STARK-proving low-degree-ness of a data availability root: some analysis

denett · October 8, 2019, 8:32pm

I understand that the FRI proof does not guarantee that all values are one the same low-degree polynomial, but I think that if you sample in a systematic way it is guaranteed that the values that are sampled and verified have to be on the same low-degree polynomial.

I hope I can explain what I mean.

Lets start with the simplest FRI where there are just two values in the block as depicted in the below graph.

We start with the two blue values in boxes 1 and 2. These values are expanded (Reed-Solomon) into the two green boxes 3 and 4. So these four values are on the same low-degree polynomial (D<2)
We build a Merkle tree based on these four values and pick a column based on the root of the Merkle tree. Boxes 1 and 2 are on the same row, so we combine these values and calculate the column value and put this in box 5. We do the same for Boxes 3 and 4 and put the column values in box 6.
The values in Boxes 5 and 6 are now on a polynomial of D<1, so have to be equal. We put these two values in a separate Merkle tree.
The roots of both Merkle trees are send with the block header (or a Merkle tree of the roots).

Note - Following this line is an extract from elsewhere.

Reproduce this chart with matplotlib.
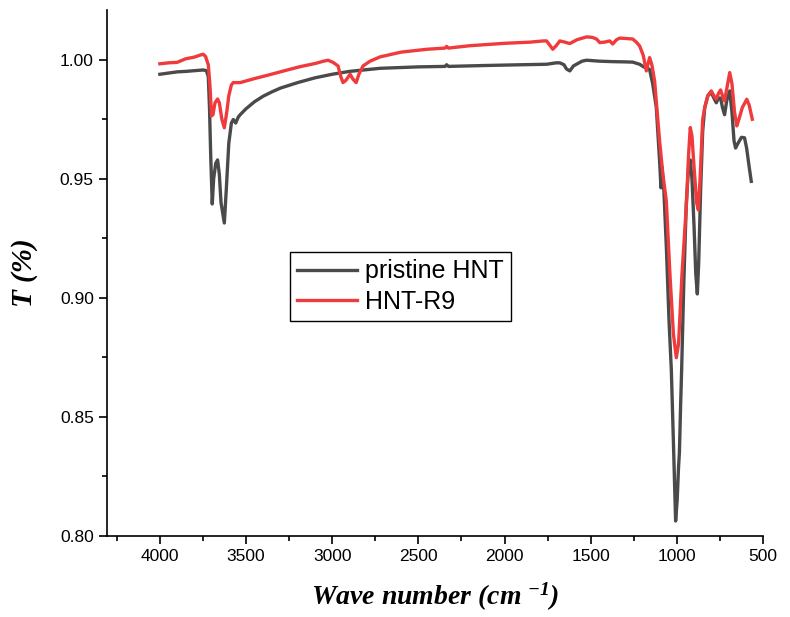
import matplotlib
matplotlib.use('Agg')
import matplotlib.pyplot as plt
from matplotlib.ticker import MultipleLocator

# ── 데이터 ──
pristine_wn = [4000, 3950, 3900, 3850, 3800, 3748, 3730, 3719, 3712, 3705,
               3696, 3688, 3676, 3665, 3655, 3645, 3626, 3615, 3600, 3585,
               3574, 3560, 3545, 3534, 3500, 3450, 3400, 3350, 3300, 3200,
               3100, 3000, 2900, 2722, 2500, 2345, 2336, 2325, 2100, 1900,
               1756, 1700, 1679, 1655, 1640, 1621, 1600, 1550, 1524, 1450,
               1372, 1300, 1256, 1216, 1190, 1177, 1158, 1140, 1119, 1100,
               1092, 1086, 1075, 1060, 1045, 1032, 1020, 1007, 998, 990,
               985, 978, 972, 960, 945, 932, 922, 912, 900, 890,
               881, 873, 862, 850, 838, 820, 800, 785, 771, 758,
               746, 735, 723, 710, 693, 680, 668, 659, 645, 625,
               607, 595, 580, 568]
pristine_t = [0.9940, 0.9945, 0.9950, 0.9952, 0.9955, 0.9958, 0.9955, 0.9930, 0.9800, 0.9600,
              0.9395, 0.9500, 0.9565, 0.9580, 0.9520, 0.9400, 0.9315, 0.9450, 0.9650, 0.9735,
              0.9750, 0.9735, 0.9760, 0.9770, 0.9795, 0.9825, 0.9848, 0.9866, 0.9882, 0.9905,
              0.9925, 0.9940, 0.9952, 0.9965, 0.9971, 0.9973, 0.9980, 0.9973, 0.9977, 0.9980,
              0.9982, 0.9988, 0.9988, 0.9980, 0.9962, 0.9954, 0.9975, 0.9995, 0.9999, 0.9995,
              0.9993, 0.9992, 0.9991, 0.9982, 0.9970, 0.9968, 0.9960, 0.9900, 0.9800, 0.9576,
              0.9463, 0.9550, 0.9450, 0.9200, 0.8900, 0.8700, 0.8400, 0.8063, 0.8150, 0.8290,
              0.8350, 0.8550, 0.8700, 0.9050, 0.9400, 0.9550, 0.9580, 0.9500, 0.9300, 0.9100,
              0.9017, 0.9150, 0.9450, 0.9700, 0.9800, 0.9850, 0.9863, 0.9840, 0.9820, 0.9840,
              0.9840, 0.9800, 0.9770, 0.9830, 0.9870, 0.9780, 0.9660, 0.9630, 0.9650, 0.9675,
              0.9673, 0.9630, 0.9550, 0.9490]

r9_wn = [4000, 3950, 3900, 3850, 3800, 3760, 3748, 3735, 3719, 3710,
         3700, 3692, 3680, 3665, 3655, 3640, 3626, 3612, 3600, 3585,
         3574, 3534, 3450, 3379, 3302, 3186, 3100, 3050, 3024, 2995,
         2966, 2950, 2937, 2920, 2896, 2880, 2861, 2845, 2821, 2780,
         2722, 2600, 2450, 2345, 2336, 2325, 2200, 2000, 1850, 1775,
         1756, 1740, 1720, 1700, 1679, 1650, 1621, 1580, 1524, 1490,
         1466, 1447, 1420, 1389, 1372, 1350, 1331, 1290, 1256, 1235,
         1216, 1195, 1177, 1165, 1158, 1145, 1129, 1100, 1081, 1061,
         1040, 1020, 1003, 990, 970, 943, 932, 922, 912, 900,
         885, 875, 865, 850, 838, 820, 800, 785, 771, 758,
         746, 735, 723, 710, 693, 680, 665, 652, 640, 620,
         594, 580, 562]
r9_t = [0.9984, 0.9988, 0.9990, 1.0005, 1.0012, 1.0022, 1.0024, 1.0015, 0.9980, 0.9900,
        0.9765, 0.9770, 0.9820, 0.9836, 0.9820, 0.9750, 0.9715, 0.9780, 0.9850, 0.9895,
        0.9905, 0.9905, 0.9922, 0.9935, 0.9950, 0.9972, 0.9985, 0.9995, 0.9999, 0.9990,
        0.9975, 0.9930, 0.9905, 0.9915, 0.9940, 0.9920, 0.9905, 0.9940, 0.9975, 0.9995,
        1.0013, 1.0033, 1.0045, 1.0050, 1.0057, 1.0050, 1.0060, 1.0070, 1.0075, 1.0080,
        1.0080, 1.0065, 1.0045, 1.0060, 1.0080, 1.0075, 1.0069, 1.0085, 1.0097, 1.0095,
        1.0088, 1.0073, 1.0075, 1.0080, 1.0067, 1.0085, 1.0092, 1.0090, 1.0088, 1.0075,
        1.0059, 1.0020, 0.9954, 0.9990, 1.0010, 0.9980, 0.9912, 0.9660, 0.9520, 0.9408,
        0.9100, 0.8850, 0.8749, 0.8807, 0.9100, 0.9408, 0.9600, 0.9716, 0.9680, 0.9550,
        0.9400, 0.9370, 0.9500, 0.9750, 0.9800, 0.9850, 0.9870, 0.9850, 0.9836, 0.9860,
        0.9874, 0.9850, 0.9828, 0.9880, 0.9947, 0.9900, 0.9780, 0.9723, 0.9750, 0.9800,
        0.9835, 0.9810, 0.9751]

series_labels = ['pristine HNT', 'HNT-R9']
series_colors = ['#4a4a4a', '#ef3b3b']

plt.rcParams['font.family'] = ['Liberation Sans', 'DejaVu Sans']
plt.rcParams['mathtext.fontset'] = 'custom'
plt.rcParams['mathtext.rm'] = 'Liberation Serif:bold:italic'
plt.rcParams['mathtext.it'] = 'Liberation Serif:bold:italic'

fig = plt.figure(figsize=(7.9, 6.17), dpi=100)
ax = fig.add_axes([0.1354, 0.1313, 0.8304, 0.8525])

ax.plot(pristine_wn, pristine_t, color=series_colors[0], lw=2.4, label=series_labels[0])
ax.plot(r9_wn, r9_t, color=series_colors[1], lw=2.4, label=series_labels[1])

ax.set_xlim(4307, 500)
ax.set_ylim(0.80, 1.021)
ax.xaxis.set_major_locator(MultipleLocator(500))
ax.xaxis.set_minor_locator(MultipleLocator(250))
ax.yaxis.set_major_locator(MultipleLocator(0.05))
ax.yaxis.set_minor_locator(MultipleLocator(0.025))
ax.yaxis.set_major_formatter(plt.FormatStrFormatter('%.2f'))

for s in ['top', 'right']:
    ax.spines[s].set_visible(False)
for s in ['left', 'bottom']:
    ax.spines[s].set_linewidth(1.2)

ax.tick_params(which='major', direction='out', length=6, width=1.2, labelsize=12.5)
ax.tick_params(which='minor', direction='out', length=3.5, width=1.2)

ax.set_xlabel(r'Wave number (cm $^{-1}$)', family='Liberation Serif', weight='bold',
              style='italic', fontsize=20, labelpad=12)
ax.set_ylabel('T (%)', family='Liberation Serif', weight='bold', style='italic',
              fontsize=21, labelpad=16)

leg = ax.legend(loc='upper left', bbox_to_anchor=(0.279, 0.540), fontsize=18,
                frameon=True, fancybox=False, edgecolor='black', framealpha=1,
                handlelength=2.4, handletextpad=0.3, labelspacing=0.25,
                borderpad=0.3, borderaxespad=0)
leg.get_frame().set_linewidth(1.0)

fig.savefig('out.png', dpi=100)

Light-client A samples the values in boxes 1,2,5 and 6 and checks whether the values are correct.
Light-client B samples the values in boxes 3,4,5 and 6 and checks whether the values are correct.
My claim is that if both light-clients can verify the values they have sampled, they can be sure that the values in boxes 1,2,3 and 4 are on the same low-degree polynomial (D<2).
I believe this to be the case, because the only way you can chose the values in box 3 and 4 to be sure that (regardless of the picked column) the values in boxes 5 and 6 will be the same is to make sure the values in boxes 1,2,3 and 4 are on the same line. If you chose any other values, the chance that the values in box 5 and 6 are the same are extremely small.

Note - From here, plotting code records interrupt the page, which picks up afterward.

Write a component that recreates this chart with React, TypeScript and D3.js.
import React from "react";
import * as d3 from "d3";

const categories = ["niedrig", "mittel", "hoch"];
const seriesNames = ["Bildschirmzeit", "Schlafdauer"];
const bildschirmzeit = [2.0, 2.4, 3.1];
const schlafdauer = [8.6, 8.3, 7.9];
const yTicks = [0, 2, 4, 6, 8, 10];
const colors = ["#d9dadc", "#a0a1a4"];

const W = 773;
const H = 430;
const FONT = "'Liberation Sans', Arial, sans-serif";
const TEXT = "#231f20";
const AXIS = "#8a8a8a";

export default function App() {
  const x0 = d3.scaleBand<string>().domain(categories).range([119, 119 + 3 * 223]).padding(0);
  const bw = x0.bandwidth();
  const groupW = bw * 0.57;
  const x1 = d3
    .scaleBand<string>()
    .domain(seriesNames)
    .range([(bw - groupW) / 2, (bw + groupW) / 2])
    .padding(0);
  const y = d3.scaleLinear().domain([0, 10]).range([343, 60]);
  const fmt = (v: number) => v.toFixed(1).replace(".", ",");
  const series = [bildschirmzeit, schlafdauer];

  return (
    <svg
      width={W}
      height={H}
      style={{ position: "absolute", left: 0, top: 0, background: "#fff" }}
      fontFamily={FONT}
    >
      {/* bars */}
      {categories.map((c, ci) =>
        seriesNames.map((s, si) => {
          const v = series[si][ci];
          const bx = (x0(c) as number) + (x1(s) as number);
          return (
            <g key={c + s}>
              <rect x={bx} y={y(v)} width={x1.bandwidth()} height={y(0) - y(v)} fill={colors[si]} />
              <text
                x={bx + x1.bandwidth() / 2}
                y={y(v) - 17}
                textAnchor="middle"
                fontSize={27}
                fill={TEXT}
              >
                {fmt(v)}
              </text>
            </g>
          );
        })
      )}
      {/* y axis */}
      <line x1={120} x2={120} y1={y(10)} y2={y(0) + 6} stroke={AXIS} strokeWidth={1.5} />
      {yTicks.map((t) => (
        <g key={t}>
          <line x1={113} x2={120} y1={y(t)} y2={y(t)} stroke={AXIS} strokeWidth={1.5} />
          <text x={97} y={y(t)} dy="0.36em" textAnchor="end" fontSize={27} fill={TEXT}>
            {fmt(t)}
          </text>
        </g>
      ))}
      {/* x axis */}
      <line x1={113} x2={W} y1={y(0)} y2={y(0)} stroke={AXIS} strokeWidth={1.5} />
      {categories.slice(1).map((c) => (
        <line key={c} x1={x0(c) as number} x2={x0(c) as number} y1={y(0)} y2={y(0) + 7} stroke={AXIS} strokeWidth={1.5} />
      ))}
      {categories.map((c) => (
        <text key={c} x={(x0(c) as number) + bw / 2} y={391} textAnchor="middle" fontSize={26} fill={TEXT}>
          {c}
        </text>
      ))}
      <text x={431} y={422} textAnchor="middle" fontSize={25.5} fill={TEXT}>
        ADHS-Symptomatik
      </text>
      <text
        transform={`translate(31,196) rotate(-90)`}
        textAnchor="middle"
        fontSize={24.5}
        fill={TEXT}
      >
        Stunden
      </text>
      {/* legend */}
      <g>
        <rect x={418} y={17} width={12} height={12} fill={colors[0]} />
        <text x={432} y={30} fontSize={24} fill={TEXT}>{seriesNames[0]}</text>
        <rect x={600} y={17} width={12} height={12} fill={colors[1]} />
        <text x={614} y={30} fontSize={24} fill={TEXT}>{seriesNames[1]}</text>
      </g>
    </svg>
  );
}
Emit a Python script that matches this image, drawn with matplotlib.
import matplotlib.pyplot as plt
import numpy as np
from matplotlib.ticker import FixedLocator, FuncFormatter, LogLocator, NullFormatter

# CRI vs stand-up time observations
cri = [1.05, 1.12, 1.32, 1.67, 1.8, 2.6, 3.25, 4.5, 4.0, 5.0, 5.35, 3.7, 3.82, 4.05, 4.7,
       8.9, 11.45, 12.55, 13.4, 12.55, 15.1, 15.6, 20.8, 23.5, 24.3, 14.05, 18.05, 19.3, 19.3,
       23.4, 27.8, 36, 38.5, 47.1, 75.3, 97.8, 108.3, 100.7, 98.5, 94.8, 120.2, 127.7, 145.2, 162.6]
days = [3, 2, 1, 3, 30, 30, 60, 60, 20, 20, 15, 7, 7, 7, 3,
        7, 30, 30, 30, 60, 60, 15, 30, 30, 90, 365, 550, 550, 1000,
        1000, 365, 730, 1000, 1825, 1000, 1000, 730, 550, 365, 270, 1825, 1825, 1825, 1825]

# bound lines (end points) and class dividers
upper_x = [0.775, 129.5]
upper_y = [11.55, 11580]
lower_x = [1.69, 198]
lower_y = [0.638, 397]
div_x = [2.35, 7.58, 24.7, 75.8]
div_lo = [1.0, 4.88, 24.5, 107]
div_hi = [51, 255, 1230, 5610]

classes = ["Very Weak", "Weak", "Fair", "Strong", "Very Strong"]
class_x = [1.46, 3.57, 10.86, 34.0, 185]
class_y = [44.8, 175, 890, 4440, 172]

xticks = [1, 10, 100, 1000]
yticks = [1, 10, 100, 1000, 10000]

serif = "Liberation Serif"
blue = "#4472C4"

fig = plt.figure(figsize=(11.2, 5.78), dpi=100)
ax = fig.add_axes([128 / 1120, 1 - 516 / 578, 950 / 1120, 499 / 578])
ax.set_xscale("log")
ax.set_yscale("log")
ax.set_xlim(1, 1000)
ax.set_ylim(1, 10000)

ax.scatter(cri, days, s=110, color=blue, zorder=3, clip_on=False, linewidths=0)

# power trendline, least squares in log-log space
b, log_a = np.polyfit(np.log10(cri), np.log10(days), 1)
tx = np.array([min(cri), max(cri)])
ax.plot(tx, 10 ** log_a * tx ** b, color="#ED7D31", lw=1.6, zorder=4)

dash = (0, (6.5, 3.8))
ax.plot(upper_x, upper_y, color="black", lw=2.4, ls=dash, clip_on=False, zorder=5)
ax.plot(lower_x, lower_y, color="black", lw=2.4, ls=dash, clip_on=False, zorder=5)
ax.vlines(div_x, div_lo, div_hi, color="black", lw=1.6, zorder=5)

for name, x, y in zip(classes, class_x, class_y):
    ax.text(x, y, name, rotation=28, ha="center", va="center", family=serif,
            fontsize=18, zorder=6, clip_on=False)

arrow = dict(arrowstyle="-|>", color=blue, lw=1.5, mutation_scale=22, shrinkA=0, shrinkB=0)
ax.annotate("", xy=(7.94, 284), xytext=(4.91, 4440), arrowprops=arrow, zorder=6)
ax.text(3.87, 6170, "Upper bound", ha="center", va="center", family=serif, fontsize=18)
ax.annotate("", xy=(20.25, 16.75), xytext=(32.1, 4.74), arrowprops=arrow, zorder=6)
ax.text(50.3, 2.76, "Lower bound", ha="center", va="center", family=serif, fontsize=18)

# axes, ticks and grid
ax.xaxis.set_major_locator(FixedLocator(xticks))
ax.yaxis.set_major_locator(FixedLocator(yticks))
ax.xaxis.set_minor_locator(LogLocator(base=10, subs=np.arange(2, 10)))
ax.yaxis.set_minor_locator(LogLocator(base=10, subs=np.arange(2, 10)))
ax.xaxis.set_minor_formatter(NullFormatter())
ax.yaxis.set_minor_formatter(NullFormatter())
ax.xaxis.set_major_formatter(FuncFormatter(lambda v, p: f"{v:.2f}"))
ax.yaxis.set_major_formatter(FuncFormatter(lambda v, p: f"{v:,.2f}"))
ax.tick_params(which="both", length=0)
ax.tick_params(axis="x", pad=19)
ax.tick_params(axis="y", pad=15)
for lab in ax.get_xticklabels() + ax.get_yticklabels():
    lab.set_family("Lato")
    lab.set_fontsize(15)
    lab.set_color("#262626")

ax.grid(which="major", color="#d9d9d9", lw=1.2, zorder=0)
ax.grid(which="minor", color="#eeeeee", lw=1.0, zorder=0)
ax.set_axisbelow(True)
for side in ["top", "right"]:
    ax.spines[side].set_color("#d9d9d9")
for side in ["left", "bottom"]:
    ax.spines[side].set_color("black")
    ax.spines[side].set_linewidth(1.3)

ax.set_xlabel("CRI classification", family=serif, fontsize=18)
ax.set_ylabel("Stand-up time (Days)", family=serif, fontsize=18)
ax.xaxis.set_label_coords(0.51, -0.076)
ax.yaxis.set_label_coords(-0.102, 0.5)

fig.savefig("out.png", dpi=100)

Now look at an example with four values as depicted in the graph below.

Now we start with four values and expand these to eight values that have to be on a polynomial of D<4. We generate the Merke tree of these values and pick a column based on the root. With this column we calculate the values in boxes 9,10,11 and 12 that have to be on a polynomial of D<2. Via the Merkle root of these four values we pick a new column and calculate the values in boxes 13 and 14. The values in these two boxes have to be on a polynomial of D<1, so these values have to be the same.

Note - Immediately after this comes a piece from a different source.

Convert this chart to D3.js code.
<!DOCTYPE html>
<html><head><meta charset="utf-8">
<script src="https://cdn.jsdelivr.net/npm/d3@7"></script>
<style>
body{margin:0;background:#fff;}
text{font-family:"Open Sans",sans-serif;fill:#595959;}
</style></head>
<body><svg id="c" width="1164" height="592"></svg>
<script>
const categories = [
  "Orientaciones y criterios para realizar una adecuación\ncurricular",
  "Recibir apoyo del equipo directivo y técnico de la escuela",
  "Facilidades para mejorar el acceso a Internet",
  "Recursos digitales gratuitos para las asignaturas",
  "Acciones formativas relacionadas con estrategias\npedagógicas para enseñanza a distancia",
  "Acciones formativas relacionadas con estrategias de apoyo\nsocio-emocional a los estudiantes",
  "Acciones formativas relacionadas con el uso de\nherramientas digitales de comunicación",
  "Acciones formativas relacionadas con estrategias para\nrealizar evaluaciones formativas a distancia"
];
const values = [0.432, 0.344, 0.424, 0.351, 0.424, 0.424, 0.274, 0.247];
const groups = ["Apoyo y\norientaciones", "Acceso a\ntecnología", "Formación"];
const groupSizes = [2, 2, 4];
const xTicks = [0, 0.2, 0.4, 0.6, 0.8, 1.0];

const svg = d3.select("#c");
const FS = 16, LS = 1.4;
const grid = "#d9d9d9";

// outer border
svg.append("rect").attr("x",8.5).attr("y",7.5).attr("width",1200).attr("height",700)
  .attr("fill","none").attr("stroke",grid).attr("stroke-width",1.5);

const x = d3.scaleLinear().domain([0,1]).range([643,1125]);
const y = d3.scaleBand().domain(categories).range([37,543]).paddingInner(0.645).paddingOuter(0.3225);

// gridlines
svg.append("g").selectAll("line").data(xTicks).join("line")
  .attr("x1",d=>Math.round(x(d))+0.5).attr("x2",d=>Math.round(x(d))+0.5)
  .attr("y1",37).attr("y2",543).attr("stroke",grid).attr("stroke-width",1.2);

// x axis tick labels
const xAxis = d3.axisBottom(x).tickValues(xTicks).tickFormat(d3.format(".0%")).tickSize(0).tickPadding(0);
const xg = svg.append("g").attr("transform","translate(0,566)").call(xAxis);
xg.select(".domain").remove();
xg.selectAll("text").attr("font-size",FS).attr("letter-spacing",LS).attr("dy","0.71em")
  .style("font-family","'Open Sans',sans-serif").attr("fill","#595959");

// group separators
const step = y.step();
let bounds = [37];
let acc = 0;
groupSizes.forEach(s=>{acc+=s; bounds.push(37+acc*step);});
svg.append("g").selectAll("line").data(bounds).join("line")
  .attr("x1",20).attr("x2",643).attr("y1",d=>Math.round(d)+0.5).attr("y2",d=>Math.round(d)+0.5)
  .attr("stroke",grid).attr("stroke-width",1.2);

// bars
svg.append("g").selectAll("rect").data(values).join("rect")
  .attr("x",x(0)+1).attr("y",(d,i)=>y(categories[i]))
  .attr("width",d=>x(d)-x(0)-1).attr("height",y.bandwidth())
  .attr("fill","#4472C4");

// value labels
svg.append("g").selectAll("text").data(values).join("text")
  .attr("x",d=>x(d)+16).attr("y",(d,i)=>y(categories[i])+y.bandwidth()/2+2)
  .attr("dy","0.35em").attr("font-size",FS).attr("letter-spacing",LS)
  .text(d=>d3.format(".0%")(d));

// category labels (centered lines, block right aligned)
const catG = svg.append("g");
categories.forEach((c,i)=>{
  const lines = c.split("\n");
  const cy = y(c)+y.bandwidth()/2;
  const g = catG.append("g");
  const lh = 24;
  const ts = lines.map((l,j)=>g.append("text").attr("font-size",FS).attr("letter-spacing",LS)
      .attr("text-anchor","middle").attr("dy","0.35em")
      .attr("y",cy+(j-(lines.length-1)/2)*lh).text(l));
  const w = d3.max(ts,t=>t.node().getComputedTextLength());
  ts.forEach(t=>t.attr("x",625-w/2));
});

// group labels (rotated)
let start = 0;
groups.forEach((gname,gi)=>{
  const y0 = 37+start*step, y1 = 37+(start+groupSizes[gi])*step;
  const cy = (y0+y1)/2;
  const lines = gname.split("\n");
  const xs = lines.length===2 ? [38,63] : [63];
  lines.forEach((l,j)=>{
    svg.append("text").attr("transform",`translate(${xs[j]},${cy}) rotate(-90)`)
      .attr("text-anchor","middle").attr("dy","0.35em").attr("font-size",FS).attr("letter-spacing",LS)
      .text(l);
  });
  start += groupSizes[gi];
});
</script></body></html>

Light-client A samples the values in boxes 1,2,3,4,9,10,13 and 14 and checks whether the values are correct.
Light-client B samples the values in boxes 7,8,11,12,13 and 14 and checks whether the values are correct.
My claim is that if both light-clients can verify the values they have sampled, that they can be sure that the values in boxes 1,2,3,4,7 and 8 are on the same low-degree polynomial (D<4).
We have already seen that the values in box 11 and 12 have to be on the same low degree polynomial (D<2) as the values in boxes 9 and 10 to make sure the values in boxes 13 and 14 are the same.
The only way you can chose the values in boxes 7 and 8 and make sure that the value in box 12 is correct (regardless of the picked column) is to make sure these values are on the same low-degree polynomial as the values in boxes 1,2,3 and 4. If you chose any other value, the chance that the value in box 12 is correct is extremely small.

To summarize: my claim is that as long as a light-client samples and checks all boxes above the sampled bottom-layer values, the bottom-layer values are guaranteed to be on the same low-degree polynomial.